AIOps is a technology practice that is drawing lots of attention these days. While AIOps can improve the efficiency of your enterprise IT operations, you should be mindful that there is an easy way to do it and a hard way to do it.
Reducing alert storms
For this article, we will compare methodologies for tackling the most common use case for AIOps: reducing monitoring tool alert noise.
Alert storms/noise is a big problem impacting enterprises everywhere. The sheer quantity of never-ending events bombarding the operations team is overwhelming. As a result, we’ve reached the tipping point where no amount of human power can cope. Enter AIOps.
AIOps done the hard way
One methodology for AIOps that seems perfectly logical is to layer a machine learning platform on top of the monitoring tools. The basic idea is to send all the alerts from all the tools into a big data platform and use machine learning algorithms to give the support teams information that is more precise and actionable.
There are solutions available from Moogsoft, Big Panda, and other emerging vendors that follow this methodology. Alternatively, you can take the DIY road and build your own mousetrap using open source frameworks, ELK, etc.
Regardless if you prefer buying or building, consequently this type of AIOps solution is riddled with problems.
- First, even with the best machine learning, garbage-in always equals garbage-out.
How reliable are the alerts from your monitoring tools? Do you have end users complaining about problems while your monitoring tools show “all green”? If yes, how would adding machine learning fix anything?

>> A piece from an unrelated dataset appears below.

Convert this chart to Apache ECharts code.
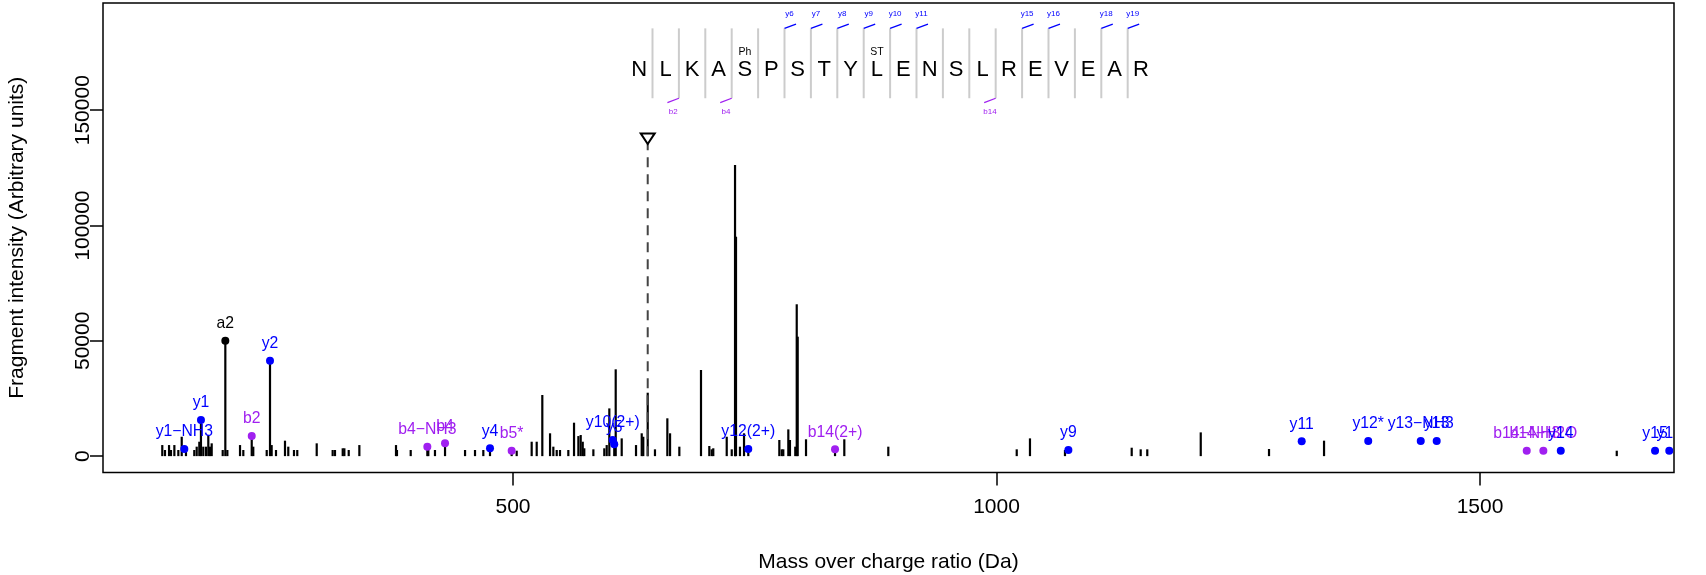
<!DOCTYPE html>
<html><head><meta charset="utf-8">
<script src="https://cdn.jsdelivr.net/npm/echarts@6/dist/echarts.min.js"></script>
<style>html,body{margin:0;padding:0;background:#fff}#c{width:1706px;height:575px}</style>
</head><body><div id="c"></div>
<script>
// ---------- data ----------
const peakMz = [137.3,140.1,144.3,146.3,149.8,153.9,157.4,161.8,170.4,172.9,175.6,177.3,179.7,182.5,184.9,186.7,188.4,199.8,202.5,204.6,217.7,221.1,229.8,231.4,245.3,248.7,250.4,254.9,264.2,267.6,273.5,276.9,297.0,313.5,315.9,323.9,325.6,330.1,341.1,379.0,380.0,394.2,411.4,412.4,419.3,429.7,450.4,460.7,469.3,476.2,498.6,503.8,519.3,524.5,530.3,538.3,541.7,545.2,548.6,557.2,563.1,567.6,570.0,572.1,573.7,583.1,594.4,596.9,599.6,604.7,606.2,612.4,627.2,633.1,634.7,639.3,646.8,659.6,662.4,672.0,694.4,703.0,705.5,707.1,721.0,726.2,729.6,730.6,734.7,738.9,743.3,775.4,777.9,779.5,784.7,786.4,791.9,793.4,794.4,803.0,833.0,842.6,888.1,1020.9,1034.6,1070.8,1139.8,1149.1,1155.9,1211.2,1281.8,1338.7,1641.4];
const peakIntensity = [4800,2650,4800,2650,4800,2650,8400,2650,2650,4100,6250,15650,4100,4100,9150,4100,5550,2650,50050,2650,4800,2650,8700,4100,2650,41400,4800,2650,6700,4100,2650,2650,5550,2650,2650,3400,3400,2650,4800,4800,2650,2650,4100,2650,2650,5550,2650,2650,2650,3400,2350,2350,6250,6250,26500,9900,4100,2650,2650,2650,14500,8700,9150,6250,3400,2950,3400,4800,20700,5100,37650,7700,4800,9900,8400,27500,2950,16400,9900,4100,37350,4400,2950,3400,8400,2950,126250,95150,4100,9900,3050,7000,2950,2950,11600,7000,4100,65850,51800,7300,2950,7300,4100,2950,7700,2650,3650,2950,2950,10300,3100,6700,2350];

const yIonLabels = ['y1\u2212NH3','y1','y2','y4','y10(2+)','y5','y12(2+)','y9','y11','y12*','y13\u2212NH3','y13','y14','y15','y16'];
const yIonMz = [160.1,177.3,248.7,476.2,603.1,604.7,743.3,1074.3,1315.6,1384.4,1438.7,1455.2,1583.5,1681.0,1695.7];
const yIonIntensity = [3100,15650,41400,3400,7000,5100,3050,2650,6400,6550,6550,6550,2350,2350,2350];

const bIonLabels = ['b2','b4\u2212NH3','b4','b5*','b14(2+)','b14\u2212NH3','b14\u2212H2O'];
const bIonMz = [229.8,411.4,429.7,498.6,833.0,1548.3,1565.5];
const bIonIntensity = [8700,4100,5550,2350,2950,2350,2350];

const otherIonLabels = ['a2'];
const otherIonMz = [202.5];
const otherIonIntensity = [50050];

const precursorMz = 639.3;
const precursorMarkerIntensity = 137650;

const sequence = ['N','L','K','A','S','P','S','T','Y','L','E','N','S','L','R','E','V','E','A','R'];
const modResidues = [5, 10];
const modLabels = ['Ph', 'ST'];
const yFragAfter = [6,7,8,9,10,11,15,16,18,19];
const bFragAfter = [2,4,14];

const xTicks = [500, 1000, 1500];
const yTicks = [0, 50000, 100000, 150000];

// ---------- layout (not data) ----------
const FONT = 'Liberation Sans, Arial, Helvetica, sans-serif';
const seqStartMz = 630.6, seqStepMz = 27.3;
const seqLetterLevel = 167450, seqLineTop = 185500, seqLineBottom = 155200, seqModLevel = 175000;

const chart = echarts.init(document.getElementById('c'), null, {renderer: 'canvas'});

function ionSeries(labels, mz, inten, color) {
  return {
    type: 'custom', z: 5, silent: true,
    data: mz.map((m, i) => [m, inten[i]]),
    encode: {x: 0, y: 1},
    renderItem: (params, api) => {
      const p = api.coord([api.value(0), api.value(1)]);
      const cs = params.coordSys;
      return {type: 'group',
        clipPath: {type: 'rect', shape: {x: cs.x, y: cs.y, width: cs.width, height: cs.height}},
        children: [
          {type: 'circle', shape: {cx: p[0], cy: p[1], r: 4}, style: {fill: color}},
          {type: 'text', x: p[0], y: p[1] - 17, style: {text: labels[params.dataIndex], fill: color,
            font: '15.75px ' + FONT, textAlign: 'center', textVerticalAlign: 'middle'}}
        ]};
    }
  };
}

const plain = v => String(v);

const option = {
  animation: false,
  grid: {left: 103, top: 3, width: 1571, height: 469.5, show: true, borderColor: '#000', borderWidth: 1.5,
    containLabel: false, outerBoundsMode: 'none'},
  xAxis: {
    type: 'value', min: 76, max: 1700.6,
    splitLine: {show: false}, axisLine: {show: false, onZero: false},
    axisTick: {show: true, inside: false, customValues: xTicks, length: 13, lineStyle: {color: '#000', width: 1.5}},
    axisLabel: {customValues: xTicks, formatter: plain, fontSize: 21, color: '#000', margin: 24, fontFamily: FONT},
    name: 'Mass over charge ratio (Da)', nameLocation: 'middle', nameGap: 79,
    nameTextStyle: {fontSize: 21, color: '#000', fontFamily: FONT}
  },
  yAxis: {
    type: 'value', min: -7100, max: 196500,
    splitLine: {show: false}, axisLine: {show: false, onZero: false},
    axisTick: {show: true, inside: false, customValues: yTicks, length: 13, lineStyle: {color: '#000', width: 1.5}},
    axisLabel: {customValues: yTicks, formatter: plain, rotate: 90, fontSize: 21, color: '#000', margin: 9, fontFamily: FONT},
    name: 'Fragment intensity (Arbitrary units)', nameLocation: 'middle', nameGap: 75,
    nameTextStyle: {fontSize: 21, color: '#000', fontFamily: FONT}
  },
  series: [
    {
      type: 'custom', z: 2, silent: true,
      data: peakMz.map((m, i) => [m, peakIntensity[i]]),
      encode: {x: 0, y: 1},
      renderItem: (params, api) => {
        const p0 = api.coord([api.value(0), 0]);
        const p1 = api.coord([api.value(0), api.value(1)]);
        return {type: 'line', shape: {x1: p0[0], y1: p0[1], x2: p1[0], y2: p1[1]},
          style: {stroke: '#000', lineWidth: 2.2}};
      }
    },
    {
      type: 'custom', z: 3, silent: true,
      data: [[precursorMz, precursorMarkerIntensity]],
      encode: {x: 0, y: 1},
      renderItem: (params, api) => {
        const c = api.coord([api.value(0), api.value(1)]);
        const b = api.coord([api.value(0), 0]);
        const hw = 7, hh = 5.3;
        return {type: 'group', children: [
          {type: 'line', shape: {x1: b[0], y1: b[1], x2: c[0], y2: c[1] + hh},
            style: {stroke: '#444', lineWidth: 2, lineDash: [10, 7]}},
          {type: 'polygon', shape: {points: [[c[0]-hw, c[1]-hh], [c[0]+hw, c[1]-hh], [c[0], c[1]+hh]]},
            style: {fill: '#fff', stroke: '#000', lineWidth: 2}}
        ]};
      }
    },
    {
      type: 'custom', z: 4, silent: true,
      data: sequence.map((s, i) => [seqStartMz + i * seqStepMz, seqLetterLevel, i]),
      encode: {x: 0, y: 1},
      renderItem: (params, api) => {
        const i = params.dataIndex;
        const n = sequence.length;
        const c = api.coord([seqStartMz + i * seqStepMz, seqLetterLevel]);
        const children = [
          {type: 'text', x: c[0], y: c[1], style: {text: sequence[i], fill: '#000',
            font: '22px ' + FONT, textAlign: 'center', textVerticalAlign: 'middle'}}
        ];
        const mi = modResidues.indexOf(i + 1);
        if (mi >= 0) {
          const m = api.coord([seqStartMz + i * seqStepMz, seqModLevel]);
          children.push({type: 'text', x: m[0], y: m[1], style: {text: modLabels[mi], fill: '#000',
            font: '10.5px ' + FONT, textAlign: 'center', textVerticalAlign: 'middle'}});
        }
        if (i < n - 1) {
          const sx = api.coord([seqStartMz + (i + 0.5) * seqStepMz, 0])[0];
          const top = api.coord([0, seqLineTop])[1];
          const bot = api.coord([0, seqLineBottom])[1];
          children.push({type: 'line', shape: {x1: sx, y1: top, x2: sx, y2: bot},
            style: {stroke: '#cccccc', lineWidth: 2}});
          if (yFragAfter.indexOf(i + 1) >= 0) {
            children.push({type: 'line', shape: {x1: sx, y1: top, x2: sx + 11.5, y2: top - 4.3},
              style: {stroke: '#0000ff', lineWidth: 1.3}});
            children.push({type: 'text', x: sx + 5, y: top - 14.3, style: {text: 'y' + (i + 1), fill: '#0000ff',
              font: '8px ' + FONT, textAlign: 'center', textVerticalAlign: 'middle'}});
          }
          if (bFragAfter.indexOf(i + 1) >= 0) {
            children.push({type: 'line', shape: {x1: sx, y1: bot, x2: sx - 11.5, y2: bot + 4.3},
              style: {stroke: '#a020f0', lineWidth: 1.3}});
            children.push({type: 'text', x: sx - 5.7, y: bot + 13.4, style: {text: 'b' + (i + 1), fill: '#a020f0',
              font: '8px ' + FONT, textAlign: 'center', textVerticalAlign: 'middle'}});
          }
        }
        return {type: 'group', children: children};
      }
    },
    ionSeries(otherIonLabels, otherIonMz, otherIonIntensity, '#000000'),
    ionSeries(bIonLabels, bIonMz, bIonIntensity, '#a020f0'),
    ionSeries(yIonLabels, yIonMz, yIonIntensity, '#0000ff')
  ]
};
chart.setOption(option);
</script></body></html>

- Secondly, this methodology does not provide any relief from the massive effort needed for creating, tuning, and managing all the alerting rules in your tools.
- Finally, traditional monitoring tools cannot adapt to the dynamic environments of today. As a result, the alerting schemes are not kept up to date and this creates more garbage-in
The real problem
Instead of applying a band aid on the alert noise, let’s fix the real problem: the garbage-in coming from the monitoring tools.
A perfect analogy for this was said by a DevOps engineer at a major US bank… the leaky house.
Your roof is leaking. The upstairs toilet is leaking. The shower is leaking. There is water coming through the ceiling. What do you do? Do you find a better bucket? No, you fix the leaks.
AIOps done the easy way (the right way)
The only way to deliver on the promise of AIOps is to eliminate the garbage. Dynatrace makes this easy.
Dynatrace automatically monitors your applications, services, transactions, end users, infrastructure, containers and logs with a single solution that deploys in minutes.
By automatically mapping out the millions of dependencies among application components in real time and dynamically adapting as things change on the fly, Dynatrace always knows what is happening – all the way down to the code-level.
Dynatrace provides a deep, accurate, end-to-end understanding of your systems. No more garbage-in.
Because it has reliable, value-rich data coming in, the Dynatrace AI engine will automatically detect problems, automatically pinpoint the underlying root cause, and automatically show the business impact. It gives you answers. No more garbage-out.
This is achieved without creating any alerting rules and without any alert storms.
As a result, Dynatrace solves the alert noise problem automatically. Simple. AIOps done. Voila!
If needed, you can also send data and events from external sources into the AI engine. It’s easy to build on the Dynatrace Smartscape model and take your AIOps strategy to the next level.